McGlone was arrested outside his home two days later on January 4, 1996. He was charged with murder in the death of officer Vaird. After questioning McGlone, police issued a warrant for the arrests of Canty and Roney. Canty was arrested during a traffic stop in Maryland at a later date. Roney surrendered to the police on January 6, 1996.

Vaird died at the age of 43 and is buried at Ivy Hill Cemetery in Philadelphia, Pennsylvania.

==Trial and conviction==
On October 30, 1996, McGlone and Canty were both sentenced to life in prison without possibility of parole. McGlone is an inmate at the State Correctional Institution – Houtzdale and his inmate ID number is DD6864. Canty is an inmate at the State Correctional Institution – Mahanoy and his inmate ID number is DD6842. Roney was identified as the actual killer of Vaird, as he had been the one to fire the gun that killed her. On October 30, 1996, Roney was found guilty of first-degree murder, three counts of robbery, conspiracy, aggravated assault, burglary and possession of an instrument of crime. On November 1, 1996, he received the death penalty for murdering Vaird. He is currently on death row awaiting execution and is an inmate at the State Correctional Institution – Greene. His inmate ID number is DF1973.

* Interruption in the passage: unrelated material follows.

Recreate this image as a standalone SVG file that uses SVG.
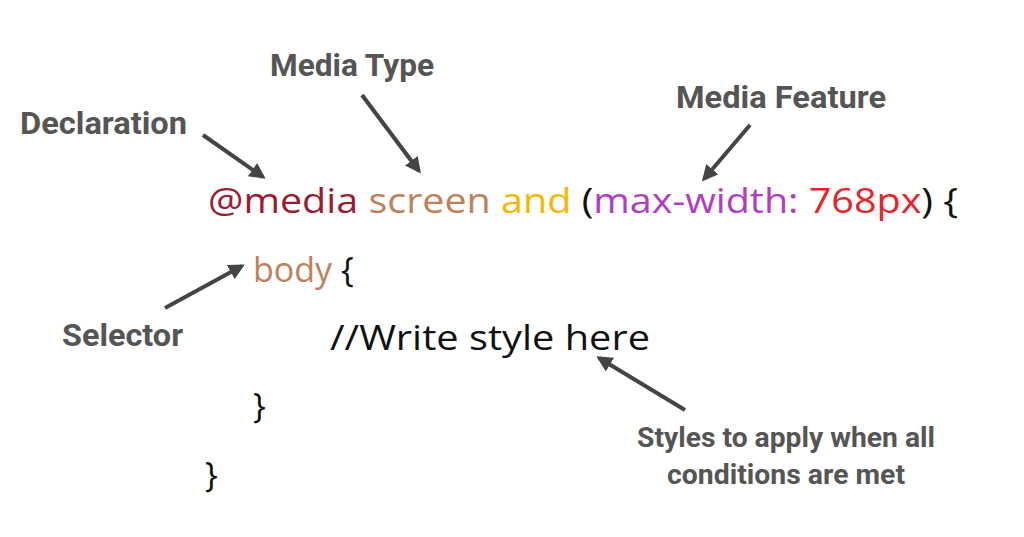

On January 10, 2006, Roney's death warrant was signed by Pennsylvania Governor Ed Rendell and his execution date was set for March 9, 2006 (Rendell was Philadelphia's Mayor at the time of the robbery/murder). He was granted a stay of execution on February 1, 2006, until all post-conviction litigation was resolved. His execution was set for January 8, 2015, but he was granted another stay of execution by Pennsylvania Judge Luis Felipe Restrepo on December 5, 2014.